When a South Korean company offered $75,000 for every newborn, it was seen as a dramatic attempt to boost births. But beyond the headlines, the move raises a deeper question: can bold financial incentives help strengthen child protection and long-term safeguarding?
When Booyoung Group announced it would pay employees 100 million Korean won, about $75,000, for each child they have, the policy was framed as a response to South Korea’s critically low fertility rate. Yet child welfare experts say the initiative could also carry implications for child protection and family stability.

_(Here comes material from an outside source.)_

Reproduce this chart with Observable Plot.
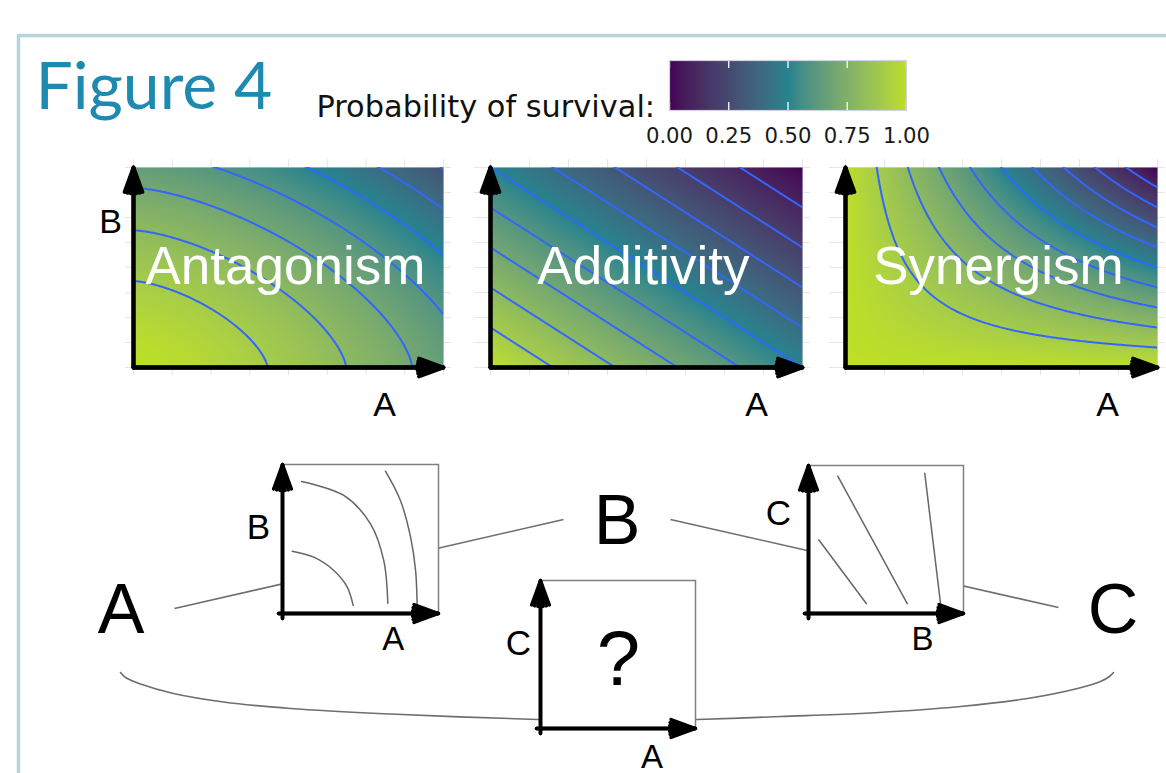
<!DOCTYPE html>
<html>
<head>
<meta charset="utf-8">
<script src="https://cdn.jsdelivr.net/npm/d3@7"></script>
<script src="https://cdn.jsdelivr.net/npm/@observablehq/plot@0.6"></script>
<style>
  html, body { margin: 0; padding: 0; background: #fff; overflow: hidden; }
  #root { position: relative; width: 1166px; height: 773px; overflow: hidden; background: #fff; }
  #root svg { overflow: visible; }
</style>
</head>
<body>
<div id="root"></div>
<script>
// ---------------- DATA ----------------
const figureTitle = "Figure 4";
const legendTitle = "Probability of survival:";
const legendBreaks = [0, 0.25, 0.5, 0.75, 1];
const legendLabels = ["0.00", "0.25", "0.50", "0.75", "1.00"];
const panelNames = ["Antagonism", "Additivity", "Synergism"];
const contourLevels = [0.1, 0.2, 0.3, 0.4, 0.5, 0.6, 0.7, 0.8, 0.9];
const gridBreaks = [0, 0.125, 0.25, 0.375, 0.5, 0.625, 0.75, 0.875, 1];
// survival surface of each interaction type, A and B doses in [0, 1]
const survivalModels = {
  Antagonism: (a, b) => 1 - 0.352 * (Math.max(a, 0) ** 1.5 + Math.max(b, 0) ** 1.5),
  Additivity: (a, b) => 1 - (a + b) / 2,
  Synergism: (a, b) => 1 - Math.max(a, 0) * Math.max(b, 0)
};
// diagram: drug nodes, pairwise links and the A–C arc (diagram units)
const nodeLabels = ["A", "B", "C"];
const nodeX = [120.5, 616.5, 1112.5];
const nodeY = [632, 543, 632];
const linkAB = [[174, 608], [563, 519]];
const linkBC = [[670, 519], [1058, 607]];
const arcAC = [[120, 672], [125, 677], [140, 683.5], [173, 693], [223, 701.5], [290, 708], [390, 713.5],
               [537, 719], [617, 720.5], [697, 719], [780, 716], [860, 713], [960, 706], [1027, 698],
               [1077, 688], [1100, 681], [1109, 676], [1113, 672]];
// isobole sketches inside the small boxes (box units 0..1)
const isobolesAB = [
  [[0.062, 0.418], [0.201, 0.378], [0.329, 0.289], [0.415, 0.177], [0.453, 0.054]],
  [[0.122, 0.886], [0.393, 0.792], [0.564, 0.602], [0.649, 0.356], [0.675, 0.069]],
  [[0.660, 0.955], [0.756, 0.758], [0.821, 0.512], [0.853, 0.289], [0.863, 0.065]]
];
const isobolesBC = [
  [[0.066, 0.498], [0.374, 0.066]],
  [[0.189, 0.928], [0.637, 0.066]],
  [[0.750, 0.948], [0.852, 0.066]]
];
const isobolesAC = [];
const unknownMark = "?";

// ---------------- LAYOUT / STYLE ----------------
const root = document.getElementById("root");
function place(node, left, top) {
  node.style.position = "absolute";
  node.style.left = left + "px";
  node.style.top = top + "px";
  root.appendChild(node);
}
const paletteStops = [d3.interpolateViridis(0), d3.interpolateViridis(0.45), d3.interpolateViridis(0.9)];
const paletteInterp = d3.piecewise(d3.interpolateLab, paletteStops);
const colorScale = {type: "linear", domain: [0, 1], interpolate: t => paletteInterp(Math.max(0, Math.min(1, t)))};
const SANS = "Liberation Sans, Arial, sans-serif";
const axisArrows = [{x1: 0, y1: 0, x2: 1, y2: 0}, {x1: 0, y1: 0, x2: 0, y2: 1}];
const arrowStyle = {x1: "x1", y1: "y1", x2: "x2", y2: "y2", stroke: "black", strokeLinejoin: "miter"};
// a bold arrow: outer chevron plus narrower inner chevrons to fill the head
function boldArrows(data, sw, hl) {
  return [40, 26, 12].map(angle => Plot.arrow(data, {...arrowStyle, strokeWidth: sw, headLength: hl, headAngle: angle}));
}

// ---------- background canvas: frame, titles, diagram links ----------
const canvas = Plot.plot({
  width: 1166, height: 773, margin: 0,
  x: {domain: [0, 1166], range: [0, 1166], axis: null},
  y: {domain: [0, 773], range: [0, 773], axis: null},
  style: {background: "white"},
  marks: [
    Plot.line([[1180, 35], [18, 35], [18, 790]], {stroke: "#b4d4de", strokeWidth: 3.5}),
    Plot.text([figureTitle], {x: 35, y: 108, textAnchor: "start", lineAnchor: "bottom",
      fontSize: 66, fontFamily: "Lato, sans-serif", fill: "#1f8ab0"}),
    Plot.text([legendTitle], {x: 316, y: 116, textAnchor: "start", lineAnchor: "bottom",
      fontSize: 30.4, fontFamily: "DejaVu Sans", fill: "#111"}),
    Plot.link([linkAB, linkBC], {x1: d => d[0][0], y1: d => d[0][1], x2: d => d[1][0], y2: d => d[1][1],
      stroke: "#6e6e6e", strokeWidth: 1.6}),
    Plot.line(arcAC, {curve: "catmull-rom", stroke: "#6e6e6e", strokeWidth: 1.6}),
    Plot.text(nodeLabels, {x: (d, i) => nodeX[i], y: (d, i) => nodeY[i], text: d => d,
      lineAnchor: "bottom", fontSize: 70, fontFamily: SANS, fill: "black"})
  ]
});
place(canvas, 0, 0);

// ---------- colour bar ----------
const colorbar = Plot.plot({
  width: 237 + 60, height: 50 + 45, marginLeft: 30, marginRight: 30, marginTop: 0, marginBottom: 45,
  x: {domain: [0, 1], axis: null}, y: {domain: [0, 1], axis: null},
  color: colorScale,
  style: {background: "transparent"},
  marks: [
    Plot.raster({x1: 0, y1: 0, x2: 1, y2: 1, fill: (x, y) => x}),
    Plot.ruleX(legendBreaks, {y1: 1, y2: 0.84, stroke: "white", strokeWidth: 1.3}),
    Plot.ruleX(legendBreaks, {y1: 0, y2: 0.16, stroke: "white", strokeWidth: 1.3}),
    Plot.frame({stroke: "#d4d2e2", strokeWidth: 1.2}),
    Plot.text(legendBreaks, {x: d => d, y: 0, dy: 32, text: (d, i) => legendLabels[i], lineAnchor: "bottom",
      fontSize: 21.2, fontFamily: "DejaVu Sans", fill: "#1a1a1a"})
  ]
});
place(colorbar, 639, 60);

// ---------- heat map panels ----------
const panelLayout = [
  {x: 133, y: 167, w: 310, h: 200, stubL: 8, aX: 0.81, bLabel: true},
  {x: 490, y: 167, w: 312, h: 200, stubL: 16, aX: 0.853, bLabel: false},
  {x: 845, y: 167, w: 312, h: 200, stubL: 16, aX: 0.84, bLabel: false}
];
panelNames.forEach((name, i) => {
  const lay = panelLayout[i];
  const f = survivalModels[name];
  const mL = 60, mR = 16, mT = 14, mB = 56;
  const marks = [
    Plot.ruleX(gridBreaks, {y1: -8 / lay.h, y2: 1 + 8 / lay.h, stroke: "#e6e6e6", strokeWidth: 1.1}),
    Plot.ruleY(gridBreaks, {x1: -lay.stubL / lay.w, x2: 1 + 8 / lay.w, stroke: "#e6e6e6", strokeWidth: 1.1}),
    Plot.raster({x1: 0, y1: 0, x2: 1, y2: 1, fill: f, pixelSize: 1}),
    Plot.contour({x1: -0.1, y1: -0.1, x2: 1.1, y2: 1.1, value: f, thresholds: contourLevels,
      fill: "none", stroke: "#3366ff", strokeWidth: 2, clip: "frame", pixelSize: 1}),
    Plot.text([name], {x: 0.49, y: 0.42, lineAnchor: "bottom", fontSize: 53, fontFamily: SANS, fill: "white"}),
    ...boldArrows(axisArrows, 3.8, 10.3),
    Plot.text(["A"], {x: lay.aX, y: 0, dy: 48, lineAnchor: "bottom", fontSize: 34, fontFamily: SANS, fill: "black"})
  ];
  if (lay.bLabel) marks.push(Plot.text(["B"], {x: 0, y: 0.675, dx: -23, lineAnchor: "bottom",
    fontSize: 34, fontFamily: SANS, fill: "black"}));
  const svg = Plot.plot({
    width: lay.w + mL + mR, height: lay.h + mT + mB,
    marginLeft: mL, marginRight: mR, marginTop: mT, marginBottom: mB,
    x: {domain: [0, 1], axis: null}, y: {domain: [0, 1], axis: null},
    color: colorScale,
    style: {background: "transparent"},
    marks
  });
  place(svg, lay.x - mL, lay.y - mT);
});

// ---------- small isobole boxes ----------
const boxes = [
  {x: 282, y: 464, w: 156, h: 149, curves: isobolesAB, curve: "catmull-rom",
   yLab: "B", yLabY: 0.497, yLabDx: -24, xLab: "A", xLabX: 0.71, xLabDy: 36},
  {x: 808, y: 465, w: 155, h: 148, curves: isobolesBC, curve: "linear",
   yLab: "C", yLabY: 0.595, yLabDx: -30, xLab: "B", xLabX: 0.735, xLabDy: 36},
  {x: 540, y: 580, w: 155, h: 148, curves: isobolesAC, curve: "linear",
   yLab: "C", yLabY: 0.5, yLabDx: -22, xLab: "A", xLabX: 0.72, xLabDy: 39, center: unknownMark}
];
const boxArrows = [{x1: -0.026, y1: 0, x2: 1, y2: 0}, {x1: 0, y1: -0.034, x2: 0, y2: 1}];
boxes.forEach(b => {
  const mL = 46, mR = 10, mT = 10, mB = 50;
  const marks = [
    Plot.frame({fill: "white", stroke: "#808080", strokeWidth: 1.5}),
    ...b.curves.map(pts => Plot.line(pts, {curve: b.curve, stroke: "#666", strokeWidth: 1.5})),
    ...boldArrows(boxArrows, 3.4, 11.5),
    Plot.text([b.yLab], {x: 0, y: b.yLabY, dx: b.yLabDx, lineAnchor: "bottom", fontSize: 35, fontFamily: SANS, fill: "black"}),
    Plot.text([b.xLab], {x: b.xLabX, y: 0, dy: b.xLabDy, lineAnchor: "bottom", fontSize: 33, fontFamily: SANS, fill: "black"})
  ];
  if (b.center) marks.push(Plot.text([b.center], {x: 0.503, y: 0.297, lineAnchor: "bottom", fontSize: 78, fontFamily: SANS, fill: "black"}));
  const svg = Plot.plot({
    width: b.w + mL + mR, height: b.h + mT + mB,
    marginLeft: mL, marginRight: mR, marginTop: mT, marginBottom: mB,
    x: {domain: [0, 1], axis: null}, y: {domain: [0, 1], axis: null},
    style: {background: "transparent"},
    marks
  });
  place(svg, b.x - mL, b.y - mT);
});
</script>
</body>
</html>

South Korea’s fertility rate, which stood at 0.78 in 2022, reflects mounting economic pressures on families. High housing costs, childcare expenses and job insecurity are often cited as reasons couples delay or avoid having children. Financial strain is also a known risk factor for family stress, which can increase vulnerability to neglect or instability in the home.
Direct cash support at birth may ease immediate financial burdens, helping families secure housing, healthcare and essential supplies. Booyoung’s additional option of housing support for employees with three children further addresses one of the most critical pillars of child safeguarding: stable shelter.
However, experts caution that financial incentives alone are not a complete child protection strategy. Long-term safeguarding requires access to affordable childcare, parental leave, mental health support and quality education. Sustainable systems must accompany one-time payments to ensure children grow up in safe, nurturing environments.
As governments and private companies explore ways to respond to demographic decline, the broader lesson is clear: boosting birth rates must go hand in hand with strengthening the protective frameworks that ensure every child is raised in security, dignity and care.